Pouco depois, era secretário da Cultura [de São Paulo] o José Mindlin, quando nós fomos chamados, o Vlado e eu, pelo Mindlin. Contrafeito, mais constrangido do que se possa imaginar, ele diz: ‘Nós estamos com um problema. O SNI verificou que você é dirigente sindical, você é indemissível, e chegou-se à conclusão que a TV Cultura, dadas as circunstâncias, não pode ter, ainda mais numa função de segundo homem do jornalismo, o redator-chefe dos telejornais, um dirigente sindical’. Era para eu me demitir. Então me demiti, uma coisa traumática para mim, mas era a idéia de ser o boi de piranha. Aí fui para a Veja. Pedi emprego na Veja e me deram. O chefe de reportagem era o Paulo Totti, um sujeito formidável; falou com o Mino Carta, que era o diretor, e fui trabalhar na editoria de Política, cujos editores eram o Marcos Sá Corrêa e o Almir Gajardoni. Eu estava lá na noite em que vieram pegar o Vlado na TV Cultura.


Eu morava sozinho na época, com uma empregada, e por sorte eu estava no fechamento, aqueles fechamentos horrorosos da Veja, que terminavam às quatro, cinco da manhã. Aí, toca o meu telefone. Eu já sabia que o Vlado tinha sido procurado na TV Cultura e que tinham feito um acerto para que ele se apresentasse na manhã seguinte, 25 de outubro, no sábado. E àquela época já tinham sido presos todos os meus amigos, quer dizer, o [Paulo] Markun, o George Duque Estrada, o Anthony de Christo, o Rodolfo Konder, enfim, todos jornalistas que efetivamente formavam uma basesinha do Partido [Comunista]. Nós nos limitávamos a receber a Voz Operária, conversar um pouco e tocar a vida; era uma coisa pouco mais que nominal. E na sexta-feira de madrugada, estou lá trabalhando, a empregada me liga e diz: ‘Olha, vieram umas pessoas aqui, disseram que acharam seus documentos, perguntaram pelo senhor, vieram entregar os documentos que o senhor perdeu’. Falei: ‘Tudo bem, faz uma coisa: você é de Minas, né? Então vai embora, vai ver sua família, tira uma semana de folga e vai embora amanhã’. E voltei para casa acompanhado, mas só para trocar de roupa. [Morava] na rua Ministro Rocha Azevedo, numa vila entre a Oscar Freire e a Lorena, do lado esquerdo de quem sobe. E não fiquei lá: peguei minhas coisas e fui para a casa de um amigo. Me lembro que no meio da noite, de sábado para domingo, eu estava com tranqüilizantes, mas sabia que era de madrugada, eu ouvi tocarem a campainha, gente chegando. Pensei: ‘Pô, me acharam aqui, dane-se’. Eu sei que apaguei na hora. De manhã, quando eu acordo, tem meu amigo lá, é um publicitário, ele olha para mim: ‘Weis, você vai ter que ser muito forte agora. Mataram o Vlado’.

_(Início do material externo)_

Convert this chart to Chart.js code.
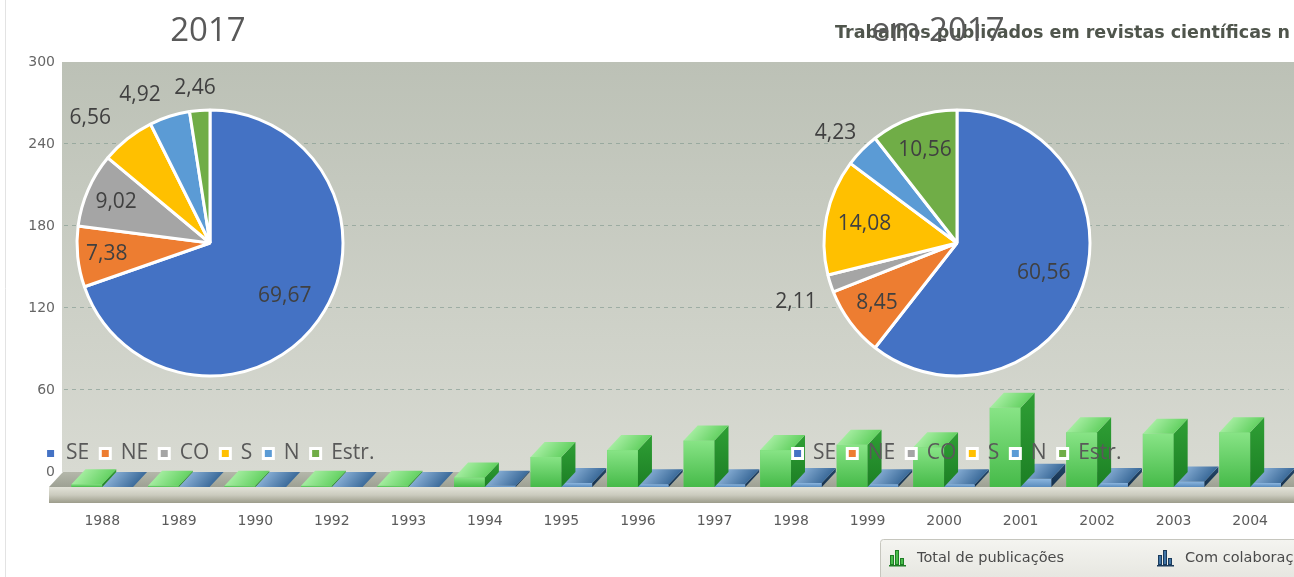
<!DOCTYPE html>
<html lang="pt-BR">
<head>
<meta charset="utf-8">
<title>Publicações por região - 2017</title>
<script src="https://cdn.jsdelivr.net/npm/chart.js@4.4.1/dist/chart.umd.min.js"></script>
<style>
  html, body { margin: 0; padding: 0; background: #fff; overflow: hidden; }
  #tela { position: relative; width: 1294px; height: 577px; overflow: hidden; }
  canvas { position: absolute; top: 0; }
  #barras { left: 0; z-index: 1; }
  #pizzaEsq { left: 0; z-index: 3; }
  #pizzaDir { left: 747px; z-index: 3; }
  .titulo { position: absolute; white-space: nowrap; }
  #tituloBarras { left: 835px; top: 22px; z-index: 2; font: bold 17.5px/20px 'DejaVu Sans', sans-serif; color: #4f554c; }
  .tituloPizza { z-index: 4; width: 300px; text-align: center; font: 33px/40px 'Open Sans', sans-serif; color: #595959; }
  #tituloEsq { left: 58px; top: 9px; }
  #tituloDir { left: 788px; top: 9px; }
</style>
</head>
<body>
<div id="tela">
  <canvas id="barras" width="1294" height="577"></canvas>
  <div class="titulo" id="tituloBarras">Trabalhos publicados em revistas científicas n</div>
  <canvas id="pizzaEsq" width="420" height="474"></canvas>
  <canvas id="pizzaDir" width="420" height="474"></canvas>
  <div class="titulo tituloPizza" id="tituloEsq">2017</div>
  <div class="titulo tituloPizza" id="tituloDir">em 2017</div>
</div>
<script>
// dados do gráfico de barras (fundo)
const anos = ['1988', '1989', '1990', '1992', '1993', '1994', '1995', '1996', '1997', '1998', '1999', '2000', '2001', '2002', '2003', '2004'];
const totalPublicacoes = [2, 1, 1, 1, 1, 7, 22, 27, 34, 27, 31, 29, 58, 40, 39, 40];
const comColaboracao = [0, 0, 0, 0, 0, 1, 3, 2, 2, 3, 2, 2, 6, 3, 4, 3];
const marcasY = [0, 60, 120, 180, 240, 300];

// dados das pizzas (%)
const regioes = ['SE', 'NE', 'CO', 'S', 'N', 'Estr.'];
const pctEsquerda = [69.67, 7.38, 9.02, 6.56, 4.92, 2.46];
const pctDireita = [60.56, 8.45, 2.11, 14.08, 4.23, 10.56];
const coresRegioes = ['#4472C4', '#ED7D31', '#A5A5A5', '#FFC000', '#5B9BD5', '#70AD47'];

// estilo das barras 3D
const prof = { dx: 14, dy: 15 };
const estilos3d = [
    { frente: ['#88e486', '#46ba49'], lado: ['#2f9f35', '#1c7f24'], topo: ['#a2ec9e', '#66d264'], icone: '#48bd4b', contorno: '#1f7d25' },
    { frente: ['#8cb6df', '#5a8cbd'], lado: ['#24476b', '#14304c'], topo: ['#84abd2', '#3d6c9b'], icone: '#3f74a6', contorno: '#1b3b5c' }
];
const legendaBarrasX = [889, 1157];

const barras3d = {
    id: 'barras3d',
    beforeDraw(chart) {
        const ctx = chart.ctx;
        const a = chart.chartArea;
        const y0 = chart.scales.y.getPixelForValue(0);
        ctx.save();
        ctx.fillStyle = '#ffffff';
        ctx.fillRect(0, 0, chart.width, chart.height);
        ctx.strokeStyle = '#e3e3e3';
        ctx.lineWidth = 1;
        ctx.beginPath();
        ctx.moveTo(5.5, 0);
        ctx.lineTo(5.5, chart.height);
        ctx.stroke();
        const g = ctx.createLinearGradient(0, a.top, 0, y0);
        g.addColorStop(0, '#bcc1b6');
        g.addColorStop(1, '#d8dad2');
        ctx.fillStyle = g;
        ctx.fillRect(a.left - 2, a.top, chart.width - a.left + 2, y0 - a.top);
        ctx.restore();
    },
    beforeDatasetsDraw(chart) {
        const ctx = chart.ctx;
        const a = chart.chartArea;
        const y0 = chart.scales.y.getPixelForValue(0);
        const base = chart.scales.yBar.getPixelForValue(0);
        ctx.save();
        // piso (superfície)
        let g = ctx.createLinearGradient(0, y0, 0, base);
        g.addColorStop(0, '#b4b7aa');
        g.addColorStop(1, '#9ea194');
        ctx.fillStyle = g;
        ctx.beginPath();
        ctx.moveTo(a.left - 1, y0);
        ctx.lineTo(chart.width, y0);
        ctx.lineTo(chart.width, base);
        ctx.lineTo(a.left - 1 - prof.dx, base);
        ctx.closePath();
        ctx.fill();
        // piso (frente)
        g = ctx.createLinearGradient(0, base, 0, base + 16);
        g.addColorStop(0, '#e2e2d8');
        g.addColorStop(0.5, '#cbcbbe');
        g.addColorStop(1, '#9c9c8b');
        ctx.fillStyle = g;
        ctx.fillRect(a.left - 1 - prof.dx, base, chart.width, 16);
        ctx.restore();
    },
    afterDatasetDraw(chart, args) {
        const ctx = chart.ctx;
        const e = estilos3d[args.index];
        ctx.save();
        args.meta.data.forEach(bar => {
            const { x, y, base, width } = bar.getProps(['x', 'y', 'base', 'width'], true);
            const x0 = x - width / 2, x1 = x + width / 2;
            // frente
            if (base - y > 0.5) {
                const gf = ctx.createLinearGradient(0, y, 0, base);
                gf.addColorStop(0, e.frente[0]);
                gf.addColorStop(1, e.frente[1]);
                ctx.fillStyle = gf;
                ctx.fillRect(x0, y, width, base - y);
            }
            // lado
            const gl = ctx.createLinearGradient(0, y - prof.dy, 0, base);
            gl.addColorStop(0, e.lado[0]);
            gl.addColorStop(1, e.lado[1]);
            ctx.fillStyle = gl;
            ctx.beginPath();
            ctx.moveTo(x1, y);
            ctx.lineTo(x1 + prof.dx, y - prof.dy);
            ctx.lineTo(x1 + prof.dx, base - prof.dy);
            ctx.lineTo(x1, base);
            ctx.closePath();
            ctx.fill();
            // topo
            const gt = ctx.createLinearGradient(x0 + prof.dx, y - prof.dy, x1, y);
            gt.addColorStop(0, e.topo[0]);
            gt.addColorStop(1, e.topo[1]);
            ctx.fillStyle = gt;
            ctx.beginPath();
            ctx.moveTo(x0, y);
            ctx.lineTo(x0 + prof.dx, y - prof.dy);
            ctx.lineTo(x1 + prof.dx, y - prof.dy);
            ctx.lineTo(x1, y);
            ctx.closePath();
            ctx.fill();
        });
        ctx.restore();
    },
    afterDraw(chart) {
        const ctx = chart.ctx;
        ctx.save();
        // caixa da legenda
        const g = ctx.createLinearGradient(0, 540, 0, 577);
        g.addColorStop(0, '#f4f4f0');
        g.addColorStop(1, '#e7e7e1');
        ctx.fillStyle = g;
        ctx.strokeStyle = '#c6c6be';
        ctx.lineWidth = 1;
        ctx.beginPath();
        ctx.roundRect(880.5, 539.5, 500, 60, 3);
        ctx.fill();
        ctx.stroke();
        ctx.font = "14.5px 'DejaVu Sans'";
        ctx.fillStyle = '#4a4a4a';
        ctx.textBaseline = 'middle';
        chart.data.datasets.forEach((ds, i) => {
            const ix = legendaBarrasX[i];
            const e = estilos3d[i];
            const alturas = [10, 15, 7];
            alturas.forEach((h, k) => {
                ctx.fillStyle = e.icone;
                ctx.fillRect(ix + 1 + k * 5, 565 - h, 4, h);
                ctx.strokeStyle = e.contorno;
                ctx.strokeRect(ix + 1.5 + k * 5, 565.5 - h, 3, h - 1);
            });
            ctx.fillStyle = e.contorno;
            ctx.fillRect(ix, 565, 17, 1.5);
            ctx.fillStyle = '#4a4a4a';
            ctx.fillText(ds.label, ix + 28, 558);
        });
        ctx.restore();
    }
};

new Chart(document.getElementById('barras'), {
    type: 'bar',
    data: {
        labels: anos,
        datasets: [
            { label: 'Total de publicações', data: totalPublicacoes, backgroundColor: '#5fcf5f', yAxisID: 'yBar', categoryPercentage: 0.805, barPercentage: 1, borderWidth: 0 },
            { label: 'Com colaboração', data: comColaboracao, backgroundColor: '#6f9fce', yAxisID: 'yBar', categoryPercentage: 0.805, barPercentage: 1, borderWidth: 0 }
        ]
    },
    options: {
        responsive: false,
        animation: false,
        events: [],
        layout: { padding: { top: 62, right: 0, bottom: 0, left: 0 } },
        plugins: { legend: { display: false }, tooltip: { enabled: false } },
        scales: {
            x: {
                grid: { display: false, drawTicks: false },
                border: { display: false },
                ticks: { color: '#5b5b5b', font: { family: 'DejaVu Sans', size: 14 }, padding: 26, maxRotation: 0, autoSkip: false },
                afterFit: axis => { axis.height = 90; }
            },
            y: {
                min: -11,
                max: 300,
                afterBuildTicks: axis => { axis.ticks = marcasY.map(v => ({ value: v })); },
                afterFit: axis => { axis.width = 64; },
                grid: {
                    drawTicks: false,
                    color: c => (c.tick && c.tick.value > 0 && c.tick.value < 300) ? 'rgba(125,150,140,0.6)' : 'rgba(0,0,0,0)'
                },
                border: { display: false, dash: [4, 4] },
                ticks: { color: '#666', font: { family: 'DejaVu Sans', size: 14 }, padding: 9 }
            },
            yBar: { display: false, min: 0, max: 311 }
        }
    },
    plugins: [barras3d]
});

const rotulosPizza = {
    id: 'rotulosPizza',
    afterDatasetsDraw(chart, args, opts) {
        const ctx = chart.ctx;
        const meta = chart.getDatasetMeta(0);
        const valores = chart.data.datasets[0].data;
        ctx.save();
        ctx.font = "21px 'Open Sans'";
        ctx.fillStyle = '#404040';
        ctx.textAlign = 'center';
        ctx.textBaseline = 'middle';
        meta.data.forEach((arc, i) => {
            const p = arc.getProps(['x', 'y', 'startAngle', 'endAngle', 'outerRadius'], true);
            const ang = (p.startAngle + p.endAngle) / 2 + opts.giro[i] * Math.PI / 180;
            const r = p.outerRadius * opts.raio[i];
            ctx.fillText(valores[i].toFixed(2).replace('.', ','), p.x + Math.cos(ang) * r, p.y + Math.sin(ang) * r);
        });
        ctx.restore();
    }
};

function criarPizza(id, valores, posRotulos) {
    return new Chart(document.getElementById(id), {
        type: 'pie',
        data: {
            labels: regioes,
            datasets: [{
                data: valores,
                backgroundColor: coresRegioes,
                borderColor: '#ffffff',
                borderWidth: 3,
                hoverBorderWidth: 3,
                hoverOffset: 0
            }]
        },
        options: {
            responsive: false,
            animation: false,
            events: [],
            radius: 133,
            layout: { padding: { top: 54 } },
            plugins: {
                legend: {
                    position: 'bottom',
                    align: 'center',
                    labels: { boxWidth: 10, boxHeight: 10, padding: 11, color: '#595959', font: { family: 'Open Sans', size: 21 } }
                },
                tooltip: { enabled: false },
                rotulosPizza: posRotulos
            }
        },
        plugins: [rotulosPizza]
    });
}

criarPizza('pizzaEsq', pctEsquerda, { raio: [0.69, 0.78, 0.77, 1.3, 1.23, 1.17], giro: [0, 0, 0, -5.5, -7.6, -1.1] });
criarPizza('pizzaDir', pctDireita, { raio: [0.69, 0.75, 1.29, 0.71, 1.23, 0.74], giro: [0, 0, -2.5, 0, -2.3, 0] });
</script>
</body>
</html>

Aquele barulho todo de madrugada era gente que tinha vindo contar. Bom, a partir daí, então, mais um motivo para eu continuar fora de circulação. Eu acho desnecessário falar das emoções, é um tanto quanto óbvio, não é? Como é que você fica? Você fica aterrorizado pelo que possa acontecer contigo. Você fica querendo comer o fígado de todo mundo, lógico, uns filhos da puta. E evidentemente você pensa no teu melhor amigo, no Ivo, no André, na Clarice que foi tua colega de classe e a quem você apresentou para o Vlado. É um impacto, é o dia mais trágico da minha vida, nada que se compara.